In India, the year-on-year change in the infrastructure output for the month of November would be announced on Monday (22 December 2025). The The infrastructure output in India was unchanged from the previous year in October of 2025, holding the upwardly revised 3.3% increase in the previous month. It was the first period without expansion in 14 months, reflecting some pressure from the aggressive tariffs on India passed by the US which drove multiple businesses to announce cuts in capacity.
On Wednesday (24 December 2025), the M3 Money Supply for the week ended on December 12 would be made public. The Money Supply M3 in India increased to Rs 291,363.75 billion in the week ending November 28 from Rs 289,454.93 billion two weeks before.
On Friday (26 December 2025), the year-on-year growth in bank loans for the week ended on December 12 would be announced. The value of loans in India increased 11.5 percent year-on-year in the fortnight ending November 28, 2025.
On the same day, annual growth in deposits for the week ended on December 12 would also be made public. The value of deposits in India increased 10.2 percent year-on-year in the fortnight ending 28 November 2025.
Friday would also see the release of the value of the Foreign Exchange Reserves for the week ended on December 19. Foreign Exchange Reserves in India increased to $687,260 million in December 5 from $686,230 Million in the previous week.
In China, the Loan Prime Rate for 1-year and 5-year tenors would be unveiled on Saturday (20 December 2025).

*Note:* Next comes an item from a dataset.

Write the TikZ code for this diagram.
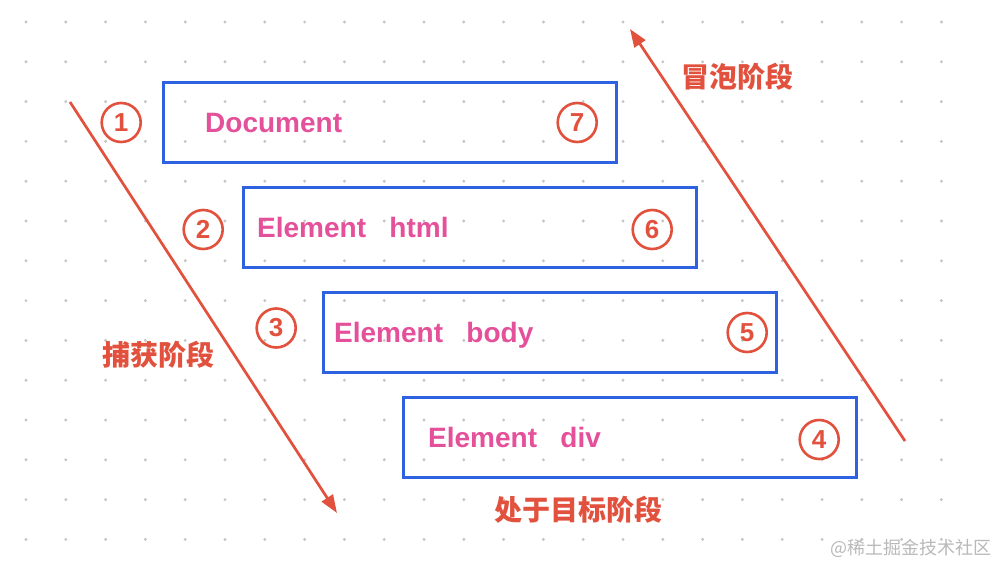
\documentclass[tikz,border=0pt]{standalone}
\usepackage{fontspec}
\setmainfont{Liberation Sans}
\newfontfamily\cjk{Noto Sans CJK SC}
\usepackage{xcolor}
\usepackage{tikz}
\usetikzlibrary{
    arrows.meta,
    positioning,
    calc
}
\definecolor{boxblue}{HTML}{2F62E0}
\definecolor{labelpink}{HTML}{E5509A}
\definecolor{phasered}{HTML}{E2513D}
\definecolor{dotgray}{HTML}{C4C4C4}
\tikzset{
    elembox/.style={
        draw=boxblue,
        line width=3pt,
        minimum width=453pt,
        minimum height=80pt
    }
}
\tikzset{
    elemlabel/.style={
        inner sep=0pt,
        text=labelpink,
        font=\fontsize{28pt}{30pt}\selectfont\bfseries,
        text height=20pt,
        text depth=0pt
    }
}
\tikzset{
    stepnum/.style={
        circle,
        draw=phasered,
        line width=2.6pt,
        minimum size=39pt,
        inner sep=0pt,
        text=phasered,
        font=\fontsize{26pt}{28pt}\selectfont\bfseries
    }
}
\tikzset{
    phasearrow/.style={
        draw=phasered,
        line width=2.7pt,
        -{Triangle[length=18pt,width=13pt]}
    }
}
\tikzset{
    phaselabel/.style={
        inner sep=0pt,
        text=phasered,
        font=\fontsize{28pt}{30pt}\selectfont\cjk\bfseries
    }
}

\begin{document}
\begin{tikzpicture}[
    x=1pt,
    y=-1pt,
    >=Latex
]

% ------------------------------------------------------------
% Canvas and dot grid
% ------------------------------------------------------------

\fill[white] (0,0) rectangle (998,564);
\useasboundingbox (0,0) rectangle (998,564);

\foreach \i in {0,...,23}
    \foreach \j in {0,...,13}
        \fill[dotgray] (26+39.8*\i, 22+39.8*\j) circle (1.6pt);

% ------------------------------------------------------------
% Element boxes
% ------------------------------------------------------------

\node[elembox] (doc) at (390,122.5) {};

\node[elembox, below=22pt of doc, xshift=80pt] (html) {};

\node[elembox, below=22pt of html, xshift=80pt] (body) {};

\node[elembox, below=22pt of body, xshift=80pt] (div) {};

% ------------------------------------------------------------
% Box labels
% ------------------------------------------------------------

\node[elemlabel, right=43pt of doc.west] (doctext)
    {Document};

\node[elemlabel, right=15pt of html.west] (htmltext)
    {Element\ \ \ html};

\node[elemlabel, right=12pt of body.west] (bodytext)
    {Element\ \ \ body};

\node[elemlabel, right=26pt of div.west] (divtext)
    {Element\ \ \ div};

% ------------------------------------------------------------
% Step numbers
% ------------------------------------------------------------

\node[stepnum, left=20pt of doc.west] (one) {1};
\node[stepnum, left=18pt of html.west, yshift=-2pt] (two) {2};
\node[stepnum, left=25pt of body.west, yshift=4.5pt] (three) {3};
\node[stepnum, left=18pt of div.east, yshift=-2pt] (four) {4};
\node[stepnum, left=10pt of body.east] (five) {5};
\node[stepnum, left=25pt of html.east, yshift=-2pt] (six) {6};
\node[stepnum, left=20pt of doc.east] (seven) {7};

% ------------------------------------------------------------
% Capture phase
% ------------------------------------------------------------

\coordinate (capstart) at (70,102);
\coordinate (capend) at (337,513);

\draw[phasearrow] (capstart) -- (capend);

\node[phaselabel] (captext) at (158,355) {捕获阶段};

% ------------------------------------------------------------
% Bubble phase
% ------------------------------------------------------------

\coordinate (bubstart) at (905,441);
\coordinate (bubend) at (630,29);

\draw[phasearrow] (bubstart) -- (bubend);

\node[phaselabel] (bubtext) at (737,77) {冒泡阶段};

% ------------------------------------------------------------
% Target phase
% ------------------------------------------------------------

\node[phaselabel, below=17pt of div, xshift=-52pt] (targettext)
    {处于目标阶段};

\node[
    inner sep=0pt,
    text=gray!55,
    font=\fontsize{18pt}{20pt}\selectfont\cjk
] (mark) at (911,548) {@稀土掘金技术社区};

\end{tikzpicture}
\end{document}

The People’s Bank of China (PBoC) kept key lending rates at record lows for a sixth consecutive month in November. The one-year Loan Prime Rate (LPR) remained at 3.0%, while the five-year LPR was held at 3.5%.
In the United States, the second estimate of the quarterly growth rate for the third quarter GDP would be released on Tuesday (23 December 2025). The The US economy expanded an annualized 3.8% in Q2 2025, much higher than 3.3% in the second estimate, and marking the strongest performance since Q3 2023. The stronger-than-anticipated figure primarily reflected an upward revision to consumer spending.
The preliminary estimates for quarterly growth rate of corporate profits for the third quarter would be announced on the same day. Corporate profits in the United States increased by 0.2% from the previous period to $3.259 trillion in the second quarter of 2025, less than preliminary estimates of a 2% rise and after a revised 0.6% fall in Q1.
Tuesday would also see the release of the weekly ADP Employment data. The US private employers added an average of 16,250 jobs per week in the four weeks ending November 29, 2025, following a downwardly revised average gain of 2,750 jobs in the previous period.
On Wednesday (24 December 2025), the API Crude Oil Stock Change for the week ended on December 19 would be made public. The American Petroleum Institute (API) estimated that crude oil inventories in the United States saw yet another large draw, this time of 9.3 million barrels in the week ending December 12. Crude oil inventories shrank by 4.8 million barrels in the week prior.
The initial jobless claims for the week ended on December 20 would also be released on the same day. Initial jobless claims in the US decreased by 13,000 from the previous week to a seasonally adjusted 224,000 for the period ending 13 December 2025, reversing the prior week's upwardly revised 237,000. The modest decline suggests labor market conditions remained broadly stable in December.